What is being asked:
Repeat the listing that follows, character for character, minus the pictures.

━━━ Available data ━━━

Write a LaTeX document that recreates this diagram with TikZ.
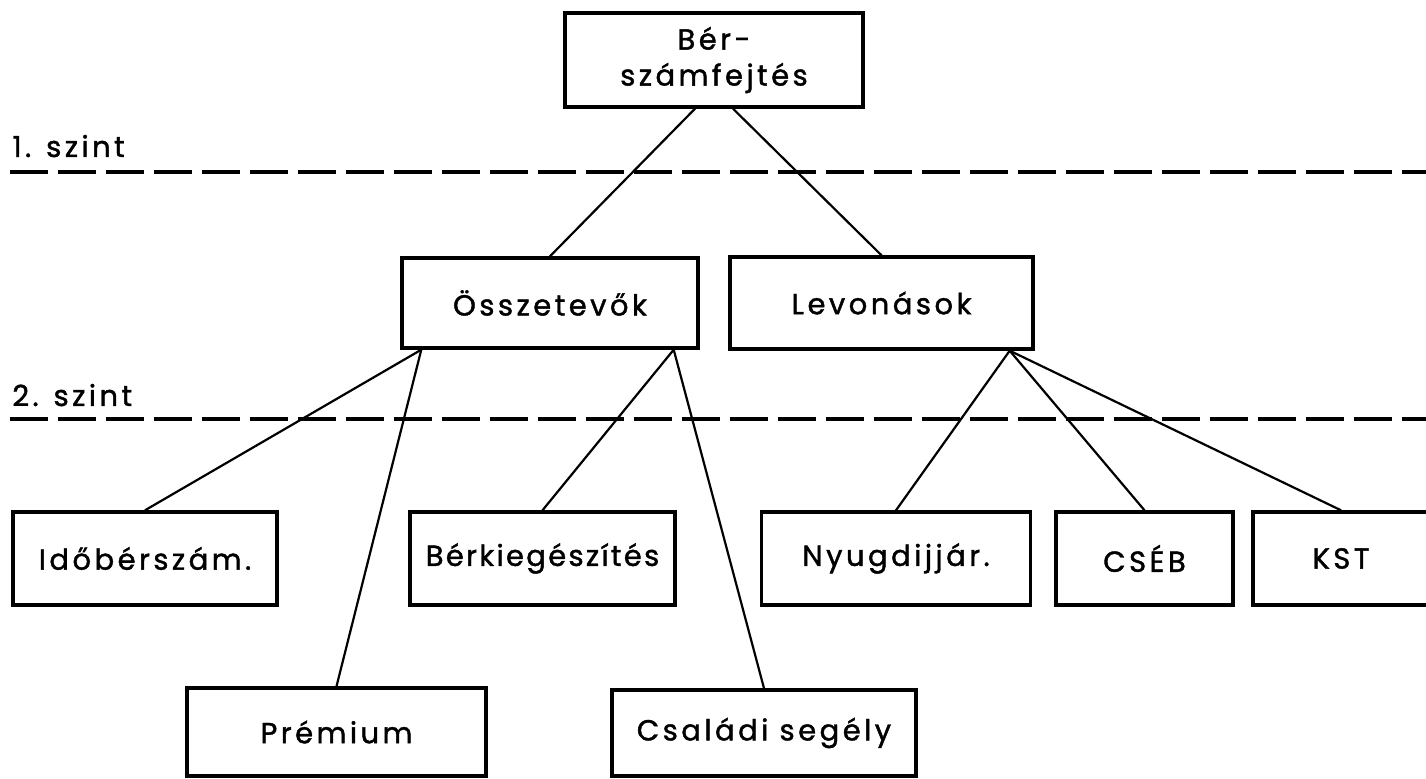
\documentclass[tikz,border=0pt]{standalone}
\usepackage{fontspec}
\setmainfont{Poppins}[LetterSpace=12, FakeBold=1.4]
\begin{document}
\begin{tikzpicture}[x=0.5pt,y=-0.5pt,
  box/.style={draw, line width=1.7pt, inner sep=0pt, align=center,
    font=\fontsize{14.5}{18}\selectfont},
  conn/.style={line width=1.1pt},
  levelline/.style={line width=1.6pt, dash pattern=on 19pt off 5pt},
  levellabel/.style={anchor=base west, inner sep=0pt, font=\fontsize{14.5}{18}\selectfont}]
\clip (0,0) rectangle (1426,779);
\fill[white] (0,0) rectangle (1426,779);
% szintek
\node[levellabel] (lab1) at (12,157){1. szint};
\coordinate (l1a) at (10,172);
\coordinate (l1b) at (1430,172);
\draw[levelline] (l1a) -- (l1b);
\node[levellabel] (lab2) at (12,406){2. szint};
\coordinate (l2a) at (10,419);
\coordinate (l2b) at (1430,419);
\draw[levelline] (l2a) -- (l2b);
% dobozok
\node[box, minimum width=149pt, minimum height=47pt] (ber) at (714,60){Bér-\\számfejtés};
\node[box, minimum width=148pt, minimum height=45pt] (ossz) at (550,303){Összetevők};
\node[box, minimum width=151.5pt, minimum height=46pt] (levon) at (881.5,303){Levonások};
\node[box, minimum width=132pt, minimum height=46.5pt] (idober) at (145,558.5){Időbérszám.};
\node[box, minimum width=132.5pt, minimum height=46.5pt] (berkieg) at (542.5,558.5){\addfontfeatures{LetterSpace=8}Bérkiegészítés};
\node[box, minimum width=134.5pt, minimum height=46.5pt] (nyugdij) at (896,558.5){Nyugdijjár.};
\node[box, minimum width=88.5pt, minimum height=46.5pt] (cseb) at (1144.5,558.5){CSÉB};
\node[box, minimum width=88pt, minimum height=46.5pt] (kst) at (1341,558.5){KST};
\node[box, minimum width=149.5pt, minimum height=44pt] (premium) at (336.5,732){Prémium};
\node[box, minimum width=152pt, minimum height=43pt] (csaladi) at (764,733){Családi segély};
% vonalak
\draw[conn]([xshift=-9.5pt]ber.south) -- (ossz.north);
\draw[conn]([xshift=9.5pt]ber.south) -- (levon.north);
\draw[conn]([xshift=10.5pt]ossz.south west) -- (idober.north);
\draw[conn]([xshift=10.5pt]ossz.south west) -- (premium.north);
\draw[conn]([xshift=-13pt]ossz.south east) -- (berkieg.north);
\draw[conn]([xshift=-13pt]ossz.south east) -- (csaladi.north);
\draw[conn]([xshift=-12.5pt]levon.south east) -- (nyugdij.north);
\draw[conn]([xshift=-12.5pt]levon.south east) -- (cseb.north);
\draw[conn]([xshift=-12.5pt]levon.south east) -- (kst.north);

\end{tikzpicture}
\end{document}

━━━

The output:
Write a LaTeX document that recreates this diagram with TikZ.
\documentclass[tikz,border=0pt]{standalone}
\usepackage{fontspec}
\setmainfont{Poppins}[LetterSpace=12, FakeBold=1.4]
\begin{document}
\begin{tikzpicture}[x=0.5pt,y=-0.5pt,
  box/.style={draw, line width=1.7pt, inner sep=0pt, align=center,
    font=\fontsize{14.5}{18}\selectfont},
  conn/.style={line width=1.1pt},
  levelline/.style={line width=1.6pt, dash pattern=on 19pt off 5pt},
  levellabel/.style={anchor=base west, inner sep=0pt, font=\fontsize{14.5}{18}\selectfont}]
\clip (0,0) rectangle (1426,779);
\fill[white] (0,0) rectangle (1426,779);
% szintek
\node[levellabel] (lab1) at (12,157){1. szint};
\coordinate (l1a) at (10,172);
\coordinate (l1b) at (1430,172);
\draw[levelline] (l1a) -- (l1b);
\node[levellabel] (lab2) at (12,406){2. szint};
\coordinate (l2a) at (10,419);
\coordinate (l2b) at (1430,419);
\draw[levelline] (l2a) -- (l2b);
% dobozok
\node[box, minimum width=149pt, minimum height=47pt] (ber) at (714,60){Bér-\\számfejtés};
\node[box, minimum width=148pt, minimum height=45pt] (ossz) at (550,303){Összetevők};
\node[box, minimum width=151.5pt, minimum height=46pt] (levon) at (881.5,303){Levonások};
\node[box, minimum width=132pt, minimum height=46.5pt] (idober) at (145,558.5){Időbérszám.};
\node[box, minimum width=132.5pt, minimum height=46.5pt] (berkieg) at (542.5,558.5){\addfontfeatures{LetterSpace=8}Bérkiegészítés};
\node[box, minimum width=134.5pt, minimum height=46.5pt] (nyugdij) at (896,558.5){Nyugdijjár.};
\node[box, minimum width=88.5pt, minimum height=46.5pt] (cseb) at (1144.5,558.5){CSÉB};
\node[box, minimum width=88pt, minimum height=46.5pt] (kst) at (1341,558.5){KST};
\node[box, minimum width=149.5pt, minimum height=44pt] (premium) at (336.5,732){Prémium};
\node[box, minimum width=152pt, minimum height=43pt] (csaladi) at (764,733){Családi segély};
% vonalak
\draw[conn]([xshift=-9.5pt]ber.south) -- (ossz.north);
\draw[conn]([xshift=9.5pt]ber.south) -- (levon.north);
\draw[conn]([xshift=10.5pt]ossz.south west) -- (idober.north);
\draw[conn]([xshift=10.5pt]ossz.south west) -- (premium.north);
\draw[conn]([xshift=-13pt]ossz.south east) -- (berkieg.north);
\draw[conn]([xshift=-13pt]ossz.south east) -- (csaladi.north);
\draw[conn]([xshift=-12.5pt]levon.south east) -- (nyugdij.north);
\draw[conn]([xshift=-12.5pt]levon.south east) -- (cseb.north);
\draw[conn]([xshift=-12.5pt]levon.south east) -- (kst.north);

\end{tikzpicture}
\end{document}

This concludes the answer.